Editing is a major part of the writing process, whether you do it yourself or hire someone. I firmly believe an average story becomes great when properly edited. I have the pleasure of working with Darren Todd for Warden's Reign, and I want to share some tips and tricks I've learned from him on how to make a story shine on the sentence level.

The first thing I will tackle is using negatives. I do this fairly often in my writing, and I've finally learned to combat it... mostly. Not to say writing negatives is bad, just try to avoid overusing them, else comprehension can be shaky. Words like doesn't, haven't, don't, can't, won't, shouldn't ect. are the culprits here. The goal is to change the sentence to positive words. Here are a few example sentences to look at.

"He doesn't know anything."

Take out 'doesn't' and switch 'anything' for 'nothing' and it reads like this:

"He knows nothing."

Another example is to change the statement into a question like in this sentence:

"He didn't understand how she so easily forgave them."

"How could she so easily forgive them?"

The question format replaces the need for the words 'didn't understand.'

In more extreme circumstances, using too many negative can lose any hope of comprehension. For example, take a look at the following sentence:

"I'm never not going to like cheesecake."

Instead try this: "I will always love cheesecake."

When I read the first line, I have to stop and think about the double negative, then remind myself two negatives equal a positive, therefore the line actually means the person does like cheesecake. It's confusing.

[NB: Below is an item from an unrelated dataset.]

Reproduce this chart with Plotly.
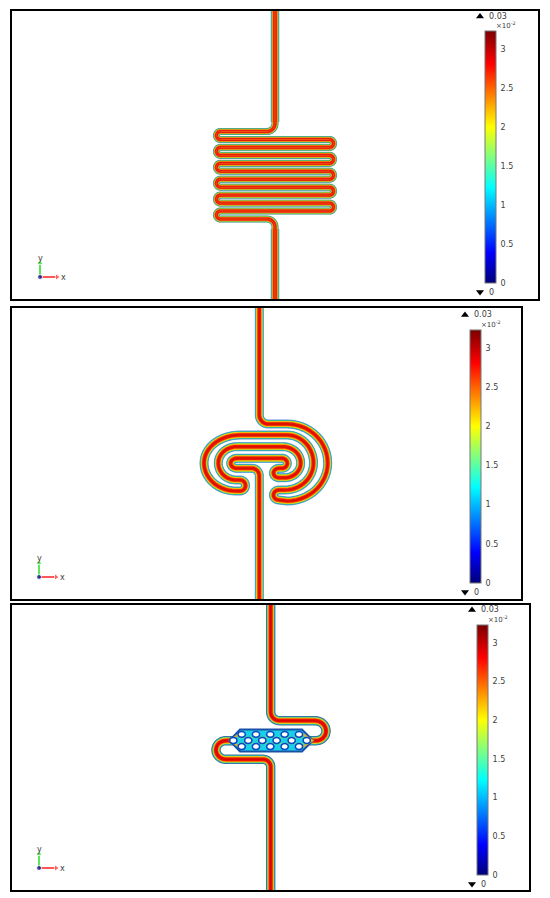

In some cases a quick fix can be used by replacing a negative with a simpler negative like this:

"There isn't enough time."

"There is no time." Or, even simpler, "No time."

"I'm not going."

"I'll never go."

This may seem simple to some, but I've gotten stuck on negative sentences in my own writing many a times. Sometimes I stare at the words like it's a jigsaw puzzles; all the pieces are there but the solution evades me. I still need plenty of work on this particular skill, but the more I practice, the easier it comes to me. So the remedy is to keep on writing! One day I'll be as good as my editor.